Devemos destacar a influência da jornada de trabalho do médico sobre o sono. A fadiga aguda ou crônica produzida por muitas horas de trabalho do médico, seja em regime ambulatorial ou de plantões, levando muitas vezes a permanecer no trabalho quase sem dormir por mais de 36 horas, associada à privação ou à redução significativa das horas de sono, são fatores que influenciam no seu desempenho. Essas jornadas prolongadas de trabalho mostram queda no desempenho dos médicos, com dificuldade para manter um desempenho ideal para as tarefas a serem realizadas, além de frequentes queixas de alterações de estados do humor, com implicações significativas na vida profissional e pessoal34.
Meleiro7 e Levine e Bryant5 destacaram que a ocorrência de depressão em graus moderado e grave é de grande importância clínica, visto que os pacientes correm maior risco, inclusive de suicídio. No presente estudo, não foram encontrados médicos com sintomas graves de depressão.

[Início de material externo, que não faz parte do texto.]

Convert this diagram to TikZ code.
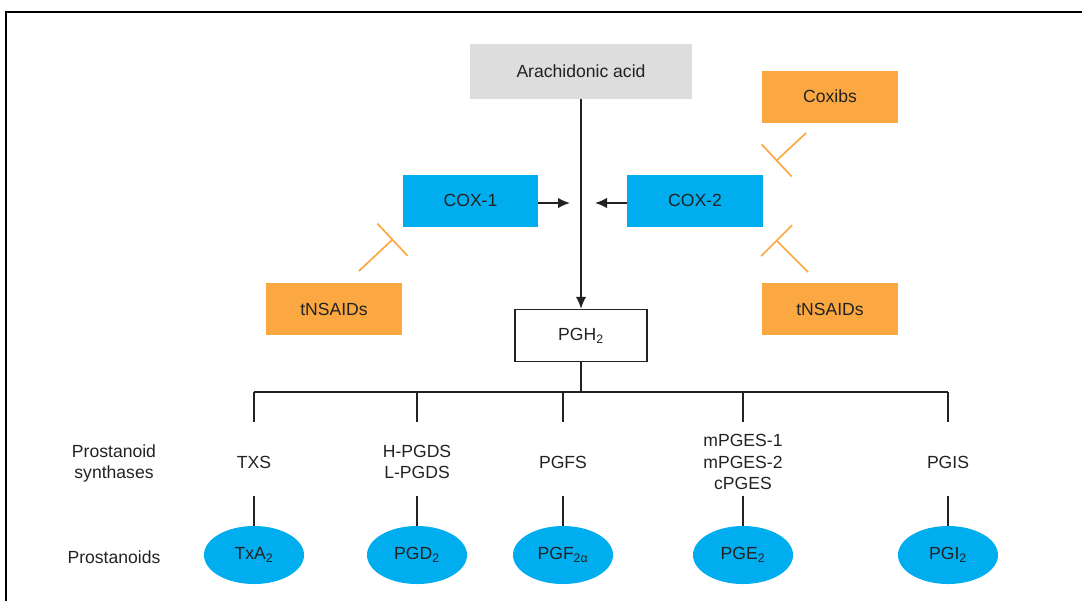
\documentclass[tikz,border=0pt]{standalone}
\usepackage{fontspec}
\setmainfont{Liberation Sans}
\usetikzlibrary{shapes.geometric,arrows.meta}

\definecolor{coxblue}{HTML}{00AEEF}
\definecolor{drugorange}{HTML}{FBA842}
\definecolor{acidgray}{HTML}{DDDDDD}
\definecolor{inkgray}{HTML}{222222}

\tikzset{
  txt/.style={text=inkgray, font=\fontsize{12.5}{15}\selectfont, align=center, inner sep=0pt},
  box/.style={txt, minimum width=3.375cm, minimum height=1.3cm},
  enzyme/.style={box, fill=coxblue},
  drug/.style={box, fill=drugorange},
  prod/.style={txt, ellipse, fill=coxblue, minimum width=2.5cm, minimum height=1.45cm},
  link/.style={draw=inkgray, line width=1pt},
  push/.style={link, -{Latex[length=3mm, width=2.6mm]}},
  block/.style={draw=drugorange, line width=1.2pt, -{Bar[width=1.1cm]}}
}

\begin{document}
\begin{tikzpicture}[x=0.025cm, y=-0.025cm]
	\useasboundingbox (0,0) rectangle (1082,601);
	\draw[line width=1.5pt] (6,601) -- (6,12) -- (1082,12);

	% upper part
	\node[box, fill=acidgray, minimum width=5.55cm, minimum height=1.375cm] (arach) at (581,71.5) {Arachidonic acid};
	\node[drug] (coxib) at (830,96.5) {Coxibs};
	\node[enzyme] (cox1) at (470.5,200.5) {COX-1};
	\node[enzyme] (cox2) at (695,200.5) {COX-2};
	\node[drug] (nsaidL) at (334,309) {tNSAIDs};
	\node[drug] (nsaidR) at (830,309) {tNSAIDs};
	\node[box, draw=inkgray, line width=1pt, minimum width=3.3cm, minimum height=1.3cm] (pgh) at (581,335.5) {PGH\textsubscript{2}};

	\coordinate (meet1) at (570,203);
	\coordinate (meet2) at (595,203);
	\draw[push] (arach.south) -- (pgh.north);
	\draw[push] (cox1.east |- meet1) -- (meet1);
	\draw[push] (cox2.west |- meet2) -- (meet2);

	% inhibitors
	\coordinate (hitL) at (393,239);
	\coordinate (hitC) at (776,161);
	\coordinate (hitR) at (776,240);
	\draw[block] (359,271) -- (hitL);
	\draw[block] (806,133) -- (hitC);
	\draw[block] (808,272) -- (hitR);

	% branches
	\coordinate (fork) at (581,392);
	\draw[link] (pgh) -- (fork);
	\draw[link] (254,392) -- (948,392);

	\node[txt] (txs) at (254,462) {TXS};
	\node[txt] (pgds) at (417,462) {H-PGDS\\L-PGDS};
	\node[txt] (pgfs) at (563,462) {PGFS};
	\node[txt] (pges) at (743,462) {mPGES-1\\mPGES-2\\cPGES};
	\node[txt] (pgis) at (948,462) {PGIS};

	\node[prod] (txa) at (254,555) {TxA\textsubscript{2}};
	\node[prod] (pgd) at (417,555) {PGD\textsubscript{2}};
	\node[prod] (pgf) at (563,555) {PGF\textsubscript{2α}};
	\node[prod] (pge) at (743,555) {PGE\textsubscript{2}};
	\node[prod] (pgi) at (948,555) {PGI\textsubscript{2}};

	\foreach \s/\p in {txs/txa, pgds/pgd, pgfs/pgf, pges/pge, pgis/pgi} {
		\draw[link] (\s |- fork) -- ([yshift=-0.75cm]\s |- fork);
		\draw[link] ([yshift=0.75cm]\p.north) -- (\p.north);
	}

	\node[txt] (rowS) at (114,463) {Prostanoid\\synthases};
	\node[txt] (rowP) at (114,557) {Prostanoids};
\end{tikzpicture}
\end{document}
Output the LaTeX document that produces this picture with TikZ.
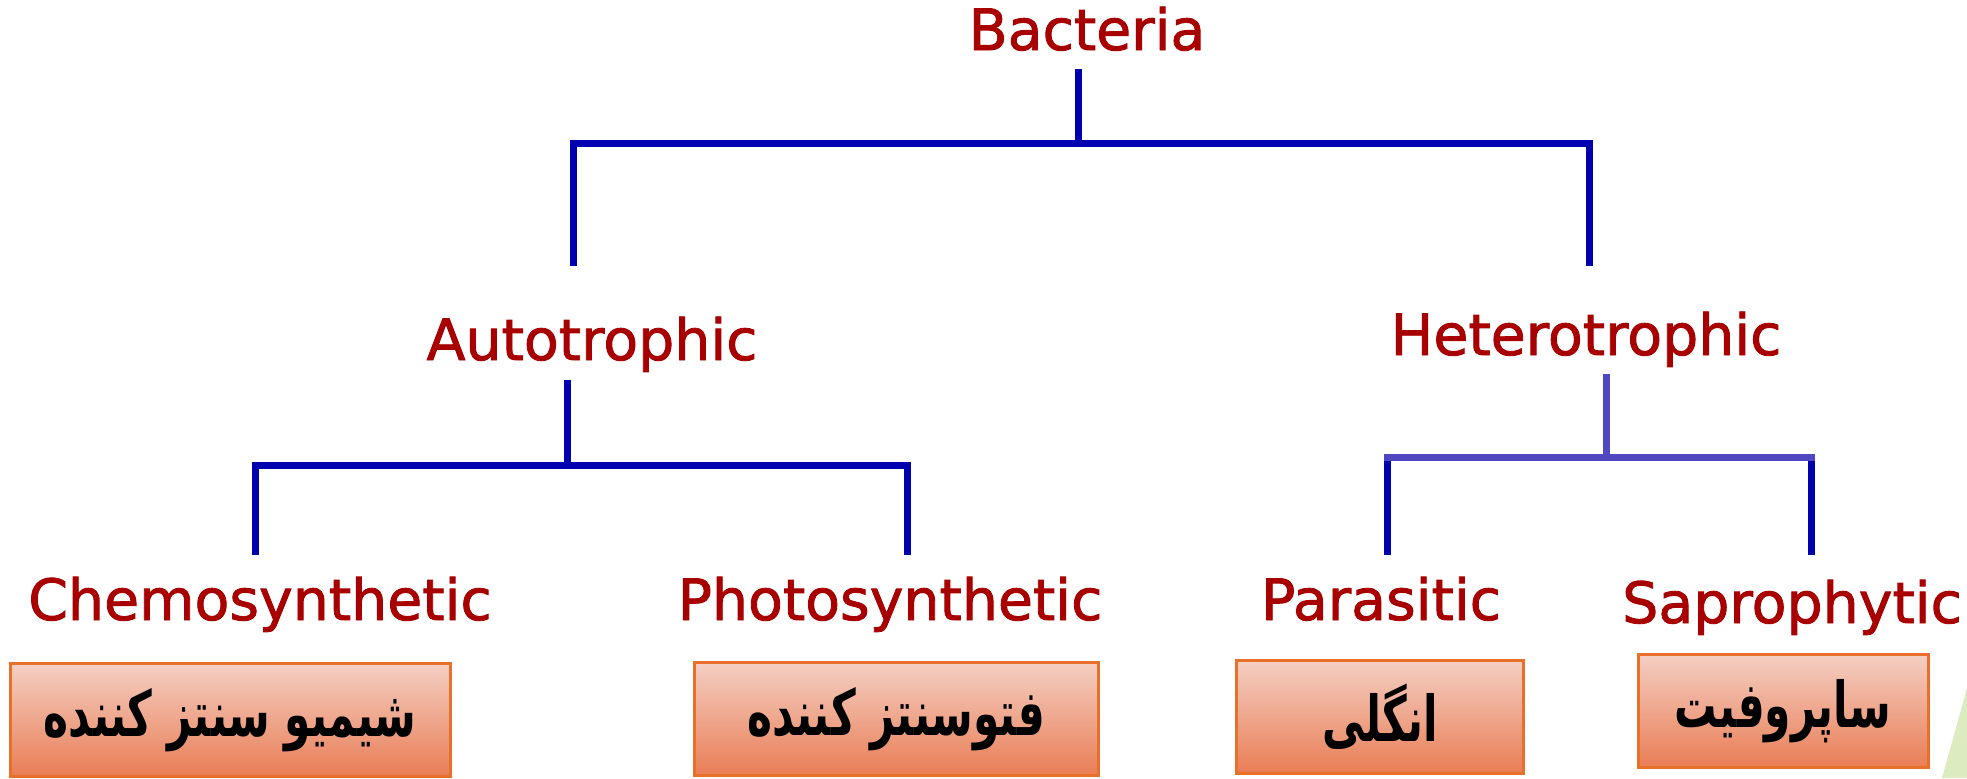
\documentclass[tikz,border=0pt]{standalone}
\usepackage{fontspec}
\setmainfont{DejaVu Sans}
\newfontfamily\labelfont[FakeBold=1.5]{DejaVu Sans}
\newfontfamily\arabicfont[Script=Arabic, FakeStretch=0.67]{DejaVu Sans}
\TeXXeTstate=1
\usepackage{tikz}
\usetikzlibrary{positioning}
\definecolor{labelred}{HTML}{A80000}
\definecolor{treeblue}{HTML}{0000B0}
\definecolor{hetblue}{HTML}{5048C0}
\definecolor{boxtop}{HTML}{F4CFC3}
\definecolor{boxbottom}{HTML}{E97D55}
\definecolor{boxedge}{HTML}{E8702A}
\definecolor{leafgreen}{HTML}{DCEBC0}

\begin{document}
\begin{tikzpicture}[x=0.1mm, y=-0.1mm,
        group/.style={anchor=base, text=labelred, font=\labelfont\fontsize{16.2}{18}\selectfont},
        branch/.style={treeblue, line width=0.7mm, line cap=rect},
        farsi/.style={draw=boxedge, line width=0.3mm, top color=boxtop, bottom color=boxbottom,
            inner sep=0pt, minimum height=11.3mm, font=\arabicfont\bfseries\fontsize{18}{22}\selectfont}]
        \useasboundingbox (0,0) rectangle (1967,778);

        % corner of the slide
        \fill[leafgreen] (1942,778) -- (1967,688) -- (1967,778) -- cycle;

        % Draw the names
        \node[group] (bac) at (1087,50) {Bacteria};
        \node[group] (auto) at (592,360) {Autotrophic};
        \node[group] (het) at (1586,355) {Heterotrophic};
        \node[group] (chemo) at (260,620) {Chemosynthetic};
        \node[group] (photo) at (890,620) {Photosynthetic};
        \node[group] (para) at (1381,620) {Parasitic};
        \node[group] (sapro) at (1792,623) {Saprophytic};

        % Persian boxes
        \node[farsi, minimum width=44mm] (chemofa) at (230,720) {\beginR شیمیو سنتز کننده\endR};
        \node[farsi, minimum width=40.4mm] (photofa) at (896,719) {\beginR فتوسنتز کننده\endR};
        \node[farsi, minimum width=28.7mm] (parafa) at (1380,717) {\beginR انگلی\endR};
        \node[farsi, minimum width=29mm] (saprofa) at (1783,711) {\beginR ساپروفیت\endR};

        % ends of the branches
        \coordinate (bac-out) at (1078,72);
        \coordinate (auto-in) at (573,262);
        \coordinate (het-in) at (1589,262);
        \coordinate (auto-out) at (567,383);
        \coordinate (chemo-in) at (255,551);
        \coordinate (photo-in) at (907,551);
        \coordinate (het-out) at (1606,377);
        \coordinate (para-in) at (1387,551);
        \coordinate (sapro-in) at (1811,551);

        % Draw the tree
        \draw[branch] (bac-out) -- ++(0,71) -| (auto-in);
        \draw[branch] (bac-out) -- ++(0,71) -| (het-in);
        \draw[branch] (auto-out) -- ++(0,82) -| (chemo-in);
        \draw[branch] (auto-out) -- ++(0,82) -| (photo-in);
        \draw[branch] (para-in |- het-out) ++(0,80) coordinate (het-bar) -- (para-in);
        \draw[branch] (sapro-in |- het-bar) -- (sapro-in);
        \draw[branch, hetblue] (het-out) -- (het-out |- het-bar);
        \draw[branch, hetblue] (het-bar) -- (sapro-in |- het-bar);
\end{tikzpicture}
\end{document}
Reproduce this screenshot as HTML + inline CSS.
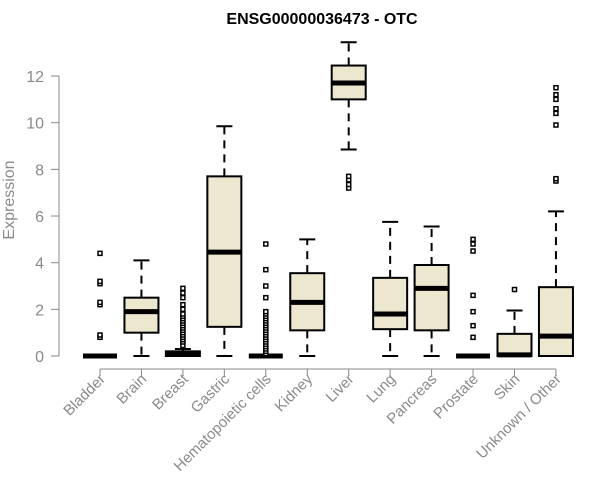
<!DOCTYPE html>
<html><head><meta charset="utf-8"><style>body{margin:0;background:#fff}svg{display:block}</style></head>
<body>
<svg id="chart" width="600" height="500" font-family="Liberation Sans, sans-serif"></svg>
<script>
const categories=["Bladder","Brain","Breast","Gastric","Hematopoietic cells","Kidney","Liver","Lung","Pancreas","Prostate","Skin","Unknown / Other"];
const q1=[0,1.0,0,1.25,0,1.1,11.0,1.15,1.1,0,0,0];
const medians=[0,1.9,0.1,4.45,0,2.3,11.7,1.8,2.9,0,0.05,0.85];
const q3=[0,2.5,0.2,7.7,0,3.55,12.45,3.35,3.9,0,0.95,2.95];
const whiskLo=[0,0,0,0,0,0,8.85,0,0,0,0,0];
const whiskHi=[0,4.1,0.3,9.85,0,5.0,13.45,5.75,5.55,0,1.95,6.2];
const outliers=[[0.8,0.9,2.2,2.3,3.1,3.2,4.4],[],[0.45,0.6,0.7,0.8,0.9,1.0,1.1,1.2,1.3,1.4,1.5,1.6,1.7,1.8,2.0,2.2,2.5,2.7,2.9],[],[0.1,0.2,0.3,0.4,0.5,0.6,0.7,0.8,0.9,1.0,1.1,1.2,1.3,1.4,1.5,1.6,1.7,1.8,1.9,2.5,3.0,3.7,4.8],[],[7.2,7.35,7.55,7.7],[],[],[0.8,1.3,1.9,2.6,4.5,4.8,5.0],[2.85],[7.5,7.6,9.9,10.4,10.6,11.0,11.2,11.5]];
const yTicks=[0,2,4,6,8,10,12];
const NS="http://www.w3.org/2000/svg";
const svg=document.getElementById('chart');
const y=v=>356-v*23.33;
const x=i=>100+i*41.45;
function el(t,a,p){const e=document.createElementNS(NS,t);for(const k in a)e.setAttribute(k,a[k]);(p||svg).appendChild(e);return e;}
const title=el('text',{x:322,y:24,'text-anchor':'middle','font-size':16,'font-weight':'bold',fill:'#000'});title.textContent="ENSG00000036473 - OTC";


const yax=el('g',{});


el('line',{x1:59,x2:59,y1:y(0),y2:y(12),stroke:'#888'},yax);
yTicks.forEach(t=>{el('line',{x1:51,x2:59,y1:y(t),y2:y(t),stroke:'#888'},yax);
const tx=el('text',{x:44,y:y(t)+6,'text-anchor':'end','font-size':16,fill:'#8a8a8a'},yax);tx.textContent=t;});
const yt=el('text',{x:14,y:200,'text-anchor':'middle','font-size':16,fill:'#8a8a8a',transform:'rotate(-90 14 200)'});yt.textContent="Expression";


const xax=el('g',{});


el('line',{x1:x(0),x2:x(11),y1:369,y2:369,stroke:'#888'},xax);
categories.forEach((c,i)=>{el('line',{x1:x(i),x2:x(i),y1:369,y2:376,stroke:'#888'},xax);
const t=el('text',{x:x(i)+6,y:380,'text-anchor':'end','font-size':15,fill:'#8a8a8a',transform:`rotate(-45 ${x(i)+6} 380)`},xax);t.textContent=c;});
categories.forEach((c,i)=>{
const g=el('g',{});


const cx=x(i),w=17;
el('line',{x1:cx,x2:cx,y1:y(q3[i]),y2:y(whiskHi[i]),stroke:'#000','stroke-width':2,'stroke-dasharray':'8,6'},g);
el('line',{x1:cx,x2:cx,y1:y(q1[i]),y2:y(whiskLo[i]),stroke:'#000','stroke-width':2,'stroke-dasharray':'8,6'},g);
el('line',{x1:cx-8,x2:cx+8,y1:y(whiskHi[i]),y2:y(whiskHi[i]),stroke:'#000','stroke-width':2},g);
el('line',{x1:cx-8,x2:cx+8,y1:y(whiskLo[i]),y2:y(whiskLo[i]),stroke:'#000','stroke-width':2},g);
el('rect',{x:cx-w,y:y(q3[i]),width:2*w,height:Math.max(0,y(q1[i])-y(q3[i])),fill:'#ede7cf',stroke:'#000','stroke-width':2},g);
el('line',{x1:cx-w,x2:cx+w,y1:y(medians[i]),y2:y(medians[i]),stroke:'#000','stroke-width':5},g);
outliers[i].forEach(o=>el('rect',{x:cx-2,y:y(o)-2,width:4,height:4,fill:'#fff',stroke:'#000','stroke-width':1.5},g));
});
</script>
</body></html>
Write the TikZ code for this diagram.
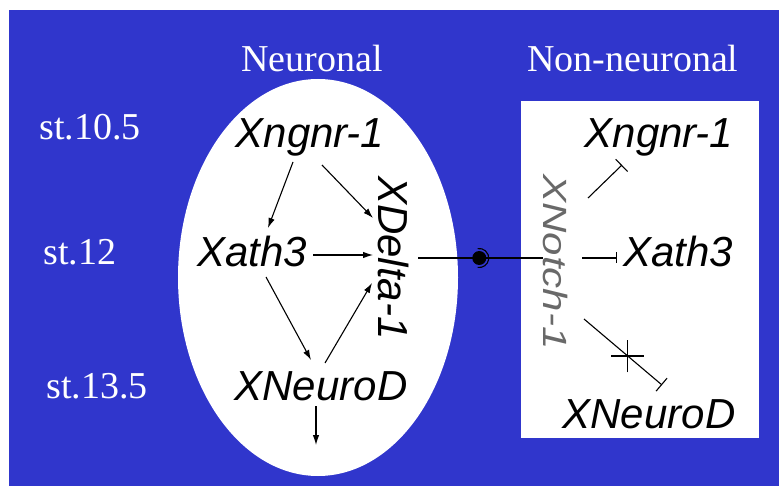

Dentre aqueles que apresentaram sintomas depressivos, 21,74% faziam uso de antidepressivos. Essa ocorrência pode sugerir que possivelmente poucos casos de depressão tenham sido de fato diagnosticados, além de ser responsável pela diminuição do escore do IDB. A detecção precoce dos sintomas depressivos, assim como em qualquer outra doença, é fundamental para um tratamento eficiente e evitar consequências mais graves. Devemos chamar atenção para o fato de que o uso de medicamentos antidepressivos nos grupos com e sem sintomas depressivos pode ter influenciado nos escores do IDB. É importante também salientar que o IDB é um instrumento de rastreamento de sintomas depressivos, não devendo ser considerado um meio diagnóstico.
O fato de haver grande prevalência de sintomas depressivos entre médicos que trabalham em um ambiente teoricamente menos estressante em comparação a outros grupos como residentes, intensivistas e plantonistas chama a atenção para a discussão de quais motivos estariam levando ao desenvolvimento de sintomas depressivos. O presente estudo abre a possibilidade para o estabelecimento de estratégias que visem identificar as causas e minimizar as consequências do transtorno depressivo, bem como a realização de outros tipos de estudos para o enfrentamento adequado de um problema muito presente entre os profissionais médicos.
Como limitações do estudo, podemos citar o número reduzido de participantes, que ocorreu devido à quantidade de médicos atuando na rede de atendimento básico à saúde, bem como sua adesão na pesquisa. Outra limitação é o fato de não podermos estabelecer relação de causa e consequência entre os fatores analisados e a depressão, visto que, por se tratar de um estudo transversal, obtivemos apenas uma visão momentânea da população estudada.
A prevalência de sintomas depressivos em médicos que trabalham nas Unidades de Saúde da Família de Aracaju é alta. Fatores como problemas de relacionamento e satisfação com o trabalho parecem estar associados à presença desses sintomas, bem como forte associação entre insônia e depressão.